Beautifully Grotesque – Hell's Paradise Jigokuraku

When all of the attempts to murder the immortal protagonist meet only with his sighs over any bloodshed, an observer from the shogunate deduces that his immortality is connected with his attachments in life. By exposing his personal fixations, the observer Sagiri—who has her own secret revealed in the episode—also functions to potentially open Gabimaru up to the dangers of the death he had claimed to be unafraid of. With the dynamic of these characters established, they begin a quest together to uncover the possible secrets of a fabled land that holds the secret elixir of immortality.

Produced by the legendary anime studio MAPPA (whose work includes Attack on Titan’s final season, along with Chainsaw Man, Zombie Land Saga and Jujutsu Kaisen), Hell’s Paradise continues their tradition of fast-paced, intense shonen. With much of the color palettes and candlelit ambiance taking cues from Attack on Titan, that same energy is transposed onto a more historical period piece setting of Edo Japan (roughly from the 1600s to the mid-1800s). The first episode of the anime does more to set up the plot of the series than it does to show off all of the specific feel of this era and setting, although what is shown has the promise of a unique take on historical fantasy-horror not often seen in common shonen.

Hell’s Paradise’s theme of immortality is hardly new in shonen anime, and the period-piece examination of immortality, its creation, and the lengths one is willing to achieve it call to mind plot elements of the iconic 2006 shonen Baccano!. Unlike Baccano!, though, there is an interesting—if not necessarily fully-realized-yet—dynamic of one’s personal attachments on status of immortality. The setup to the plot is in many ways a classic call to adventure, and the magic system of the fantasy teeters between the curiosity-piquing (what the magical underworld land of “hell’s paradise” is like, how the immortality elixir is made) to the standard shonen trope (specially-named, spoken fire attacks coming from white-haired anime boys).

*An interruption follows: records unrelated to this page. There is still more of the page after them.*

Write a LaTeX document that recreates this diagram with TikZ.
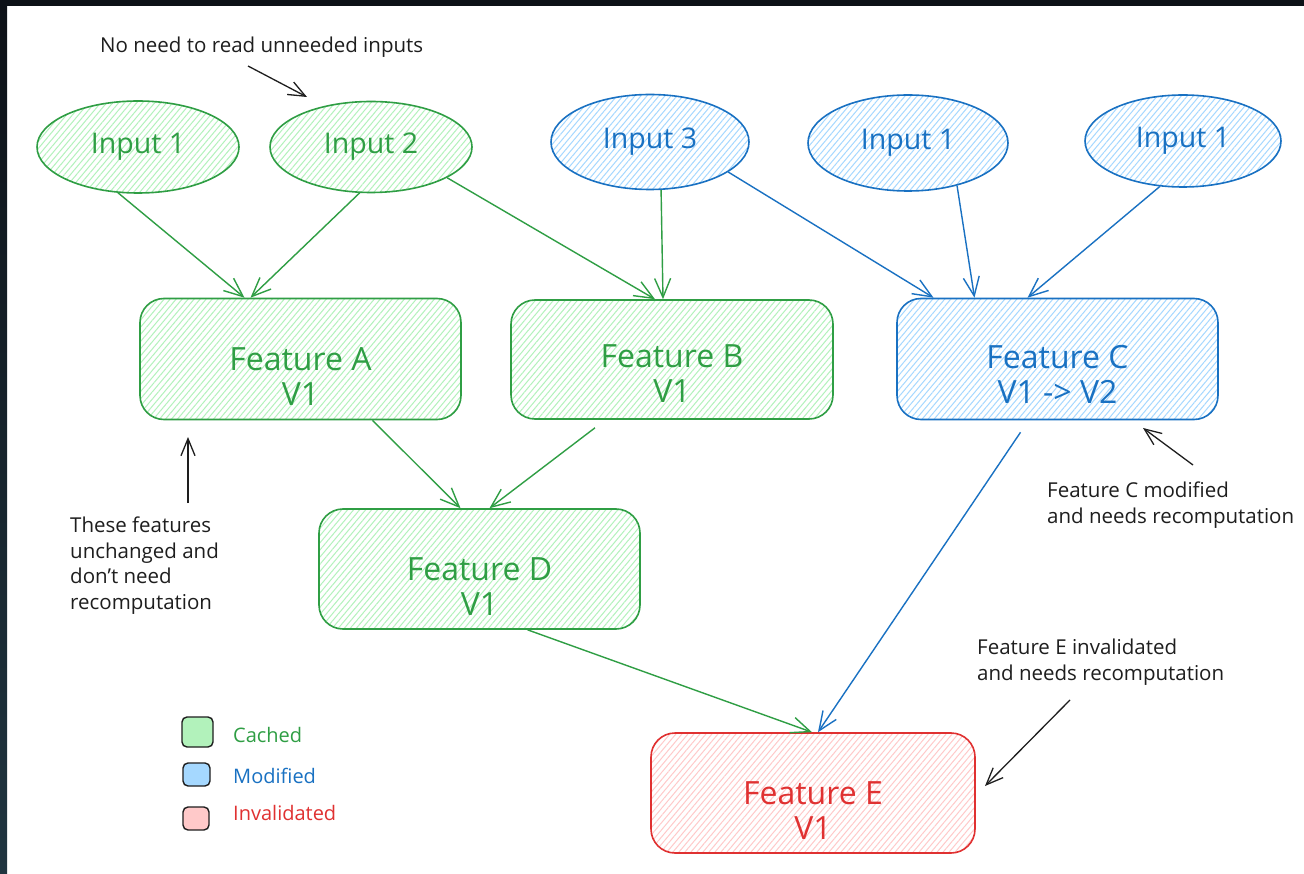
\documentclass[tikz,border=0pt]{standalone}
\usepackage{fontspec}
\setmainfont{Open Sans}
\usetikzlibrary{arrows.meta,shapes.geometric,patterns.meta}

\definecolor{gstroke}{HTML}{2F9E44}
\definecolor{ghatch}{HTML}{B2F2BB}
\definecolor{bstroke}{HTML}{1971C2}
\definecolor{bhatch}{HTML}{A5D8FF}
\definecolor{rstroke}{HTML}{E03131}
\definecolor{rhatch}{HTML}{FFC9C9}
\definecolor{ink}{HTML}{1E1E1E}
\definecolor{frametop}{HTML}{0D1117}
\definecolor{framebot}{HTML}{203540}

\begin{document}
\begin{tikzpicture}[x=1pt,y=-1pt,
  hatch/.style={pattern={Lines[angle=50,distance=4.6pt,line width=1pt]},pattern color=#1},
  inputnode/.style={ellipse, draw, line width=1.6pt, inner sep=0pt,
    font=\fontsize{28.5}{32}\selectfont},
  featbox/.style={rectangle, rounded corners=24pt, draw, line width=1.6pt,
    inner sep=0pt, minimum width=321pt, minimum height=121pt},
  feattext/.style={align=center, inner sep=0pt, font=\fontsize{32}{35}\selectfont},
  cachedc/.style={draw=gstroke, text=gstroke, hatch=ghatch},
  modifiedc/.style={draw=bstroke, text=bstroke, hatch=bhatch},
  invalidc/.style={draw=rstroke, text=rstroke, hatch=rhatch},
  conn/.style={line width=1.4pt, -{Straight Barb[length=19pt,width=16pt]}},
  gconn/.style={conn, draw=gstroke},
  bconn/.style={conn, draw=bstroke},
  note/.style={align=left, inner sep=0pt, text=ink,
    font=\fontsize{20.5}{25.5}\selectfont},
  noteconn/.style={line width=1.3pt, draw=ink, -{Straight Barb[length=17pt,width=14pt]}},
  legbox/.style={rectangle, rounded corners=5pt, draw=ink, line width=1.4pt, inner sep=0pt},
  legtext/.style={anchor=west, inner sep=0pt, font=\fontsize{20}{24}\selectfont}
]
\useasboundingbox (0,0) rectangle (1304,874);
\fill[white] (0,0) rectangle (1304,874);
% dark window frame along the top and left edges
\shade[top color=frametop, bottom color=framebot] (0,0) rectangle (7,874);
\fill[frametop] (0,0) rectangle (1304,6);

% inputs
\node[inputnode, cachedc, minimum width=202pt, minimum height=92pt] (in1) at (138,147) {Input 1};
\node[inputnode, cachedc, minimum width=202pt, minimum height=91pt] (in2) at (371,147) {Input 2};
\node[inputnode, modifiedc, minimum width=198pt, minimum height=95pt] (in3) at (650,142) {Input 3};
\node[inputnode, modifiedc, minimum width=200pt, minimum height=96pt] (in4) at (908,143) {Input 1};
\node[inputnode, modifiedc, minimum width=196pt, minimum height=92pt] (in5) at (1183,141) {Input 1};

% features
\node[featbox, cachedc] (fa) at (300.5,359) {};
\node[feattext, text=gstroke] (fat) at ([yshift=-18pt]fa.center) {Feature A\\V1};
\node[featbox, cachedc, minimum width=322pt, minimum height=119pt] (fb) at (672,359.5) {};
\node[feattext, text=gstroke] (fbt) at ([yshift=-14pt]fb.center) {Feature B\\V1};
\node[featbox, modifiedc] (fc) at (1057.5,359) {};
\node[feattext, text=bstroke] (fct) at ([yshift=-15pt]fc.center) {Feature C\\V1 -> V2};
\node[featbox, cachedc, minimum height=120pt] (fd) at (479.5,569) {};
\node[feattext, text=gstroke] (fdt) at ([yshift=-18pt]fd.center) {Feature D\\V1};
\node[featbox, invalidc, minimum width=324pt, minimum height=120pt] (fe) at (813,793) {};
\node[feattext, text=rstroke] (fet) at ([yshift=-18pt]fe.center) {Feature E\\V1};

% dependencies
\draw[gconn] (in1.-114) -- ([xshift=-56pt]fa.north);
\draw[gconn] (in2.-104) -- ([xshift=-50pt]fa.north);
\draw[gconn] (in2.-22) -- ([xshift=-17pt]fb.north);
\draw[gconn] (in3.-77) -- ([xshift=-9pt]fb.north);
\draw[bconn] (in3.-21) -- ([xshift=-124pt]fc.north);
\draw[bconn] (in4.-41) -- ([xshift=-83pt]fc.north);
\draw[bconn] (in5.-117) -- ([xshift=-30pt]fc.north);
\draw[gconn] ([xshift=72pt]fa.south) -- ([xshift=-19pt]fd.north);
\draw[gconn] ([xshift=-77pt,yshift=-8pt]fb.south) -- ([xshift=10pt]fd.north);
\draw[gconn] ([xshift=48pt]fd.south) -- ([xshift=-1pt]fe.north);
\draw[bconn] ([xshift=-37pt,yshift=-12pt]fc.south) -- ([xshift=5pt]fe.north);

% annotations
\node[note, anchor=north west] (n1) at (100,37) {No need to read unneeded inputs};
\coordinate (n1a) at (248,66);
\coordinate (n1b) at (307,97);
\draw[noteconn] (n1a) -- (n1b);

\node[note, anchor=north west] (n2) at (70,517) {These features\\unchanged and\\don't need\\recomputation};
\coordinate (n2a) at (188,503);
\coordinate (n2b) at (188,437);
\draw[noteconn] (n2a) -- (n2b);

\node[note, anchor=north west] (n3) at (1047,482) {Feature C modified\\and needs recomputation};
\coordinate (n3a) at (1193,465);
\coordinate (n3b) at (1143,428);
\draw[noteconn] (n3a) -- (n3b);

\node[note, anchor=north west] (n4) at (977,639) {Feature E invalidated\\and needs recomputation};
\coordinate (n4a) at (1070,700);
\coordinate (n4b) at (985,786);
\draw[noteconn] (n4a) -- (n4b);

% legend
\node[legbox, fill=ghatch, minimum width=31pt, minimum height=30pt] (lg) at (197.5,732) {};
\node[legbox, fill=bhatch, minimum width=27pt, minimum height=23pt] (lb) at (196.5,774.5) {};
\node[legbox, fill=rhatch, minimum width=26pt, minimum height=23pt] (lr) at (196,818.5) {};
\node[legtext, text=gstroke] (lgt) at (233,735) {Cached};
\node[legtext, text=bstroke] (lbt) at (233,776) {Modified};
\node[legtext, text=rstroke] (lrt) at (233,813) {Invalidated};
\end{tikzpicture}
\end{document}
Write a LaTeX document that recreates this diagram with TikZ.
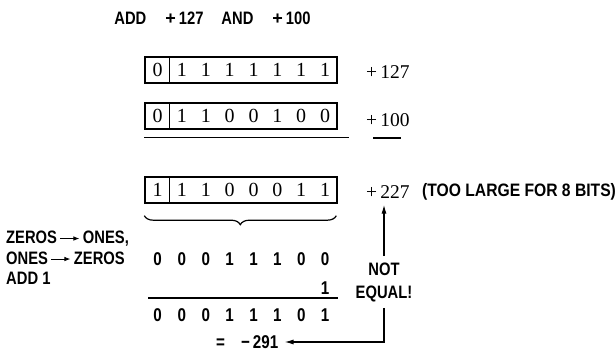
\documentclass[tikz,border=0pt]{standalone}
\usepackage{fontspec}
\setmainfont{Liberation Serif}
\newfontfamily\cnd[FakeStretch=0.82]{Liberation Sans}
\newfontfamily\cndw[FakeStretch=0.87]{Liberation Sans}
\newfontfamily\plainsans{Liberation Sans}
\usetikzlibrary{arrows.meta,decorations.pathreplacing}
\newcommand{\smarrow}{\tikz[baseline=-0.55ex]\draw[line width=0.9pt,-{Latex[length=6pt,width=4.5pt]}] (0pt,0pt) -- (19pt,0pt);}
\begin{document}
\begin{tikzpicture}[x=1pt,y=-1pt,
  regbox/.style={draw, line width=1.4pt, minimum width=192pt, minimum height=26pt, inner sep=0pt},
  bit/.style={font=\fontsize{20}{20}\selectfont, inner sep=0pt},
  rowdig/.style={font=\cnd\bfseries\fontsize{18.5}{18.5}\selectfont, inner sep=0pt},
  lab/.style={font=\fontsize{19.5}{19.5}\selectfont, inner sep=0pt, anchor=west},
  sanslab/.style={font=\cnd\bfseries\fontsize{18}{18}\selectfont, inner sep=0pt},
  rulel/.style={line width=1.2pt},
  arr/.style={line width=1.2pt, -{Latex[length=9pt,width=5pt]}}]
\useasboundingbox (0,0) rectangle (616,352);

% title
\node[sanslab] (title) at (212.5,18) {ADD\hspace{19pt}{\plainsans\bfseries +}\,127\hspace{18pt}AND\hspace{19pt}{\plainsans\bfseries +}\,100};

% box 1
\node[regbox] (b1) at (241,70) {};
\draw[line width=1.2pt] (b1.north west) ++(25,0) coordinate (d1t) -- ++(0,26) coordinate (d1b);
\foreach \d [count=\i] in {0,1,1,1,1,1,1,1}{
  \pgfmathsetmacro\xx{\i==1 ? 157.5 : 170+(\i-1.5)*23.86}
  \node[bit] (b1d\i) at (\xx,70) {\d};
}
\node[lab] (p127) at (366,72) {+\,127};

% box 2
\node[regbox] (b2) at (241,116) {};
\draw[line width=1.2pt] (b2.north west) ++(25,0) coordinate (d2t) -- ++(0,26) coordinate (d2b);
\foreach \d [count=\i] in {0,1,1,0,0,1,0,0}{
  \pgfmathsetmacro\xx{\i==1 ? 157.5 : 170+(\i-1.5)*23.86}
  \node[bit] (b2d\i) at (\xx,116) {\d};
}
\node[lab] (p100) at (366,120) {+\,100};
\draw[rulel] (b2.south west) ++(0,8) coordinate (u1a) -- ++(205,0) coordinate (u1b);
\draw[rulel] (373,138) coordinate (u2a) -- (401,138) coordinate (u2b);

% box 3
\node[regbox] (b3) at (241,190) {};
\draw[line width=1.2pt] (b3.north west) ++(25,0) coordinate (d3t) -- ++(0,26) coordinate (d3b);
\foreach \d [count=\i] in {1,1,1,0,0,0,1,1}{
  \pgfmathsetmacro\xx{\i==1 ? 157.5 : 170+(\i-1.5)*23.86}
  \node[bit] (b3d\i) at (\xx,190) {\d};
}
\node[lab] (p227) at (366,192) {+\,227};
\node[sanslab, anchor=west, font=\cndw\bfseries\fontsize{18}{18}\selectfont] (large) at (422,192) {(TOO LARGE FOR 8 BITS)};

% brace
\draw[line width=1.2pt, decorate, decoration={brace, amplitude=9pt, mirror}]
  (b3.south west) ++(0,12) coordinate (brl) -- ++(192,0) coordinate (brr);

% left rule text
\node[sanslab, anchor=north west, align=left, font=\cnd\bfseries\fontsize{18}{20.5}\selectfont]
  (rule) at (6,231) {ZEROS\,\smarrow\,ONES,\\ONES\,\smarrow\,ZEROS\\ADD 1};

% rows
\foreach \d [count=\i] in {0,0,0,1,1,1,0,0}{
  \pgfmathsetmacro\xx{\i==1 ? 157.5 : 170+(\i-1.5)*23.86}
  \node[rowdig] (r1d\i) at (\xx,259) {\d};
}
\node[rowdig] (one) at (325.1,288) {1};
\draw[rulel] (148,298) coordinate (l3a) -- (338,298) coordinate (l3b);
\foreach \d [count=\i] in {0,0,0,1,1,1,0,1}{
  \pgfmathsetmacro\xx{\i==1 ? 157.5 : 170+(\i-1.5)*23.86}
  \node[rowdig] (r2d\i) at (\xx,315) {\d};
}
\node[rowdig, anchor=west] (eq) at (216,342) {=\hspace{16pt}−\,291};

% not equal
\node[sanslab, align=center, font=\cnd\bfseries\fontsize{18}{23}\selectfont, inner sep=6pt] (neq) at (384,282) {NOT\\EQUAL!};
\draw[arr, shorten >=6pt] (neq.north) -- (neq.north |- p227.south);
\draw[arr, shorten >=6pt] (neq.south) |- (eq.east);
\end{tikzpicture}
\end{document}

​​​​​​​However, the ambiguity of the plot mechanics are never enough to distract from the hook of wanting to know more, and the fluid animation and MAPPA-esque usage of shot composition and movement keep the story very fast and engrossing. While it’s too early to tell how the rest of the show will build off of its first episode and Yuji Kaku’s source material, Hell’s Paradise does a good enough job of convincing you of the same promise it gives its main character. That being, hey, it won’t kill you to come along for the journey.

Hell’s Paradise is currently being simulcast on Crunchyroll.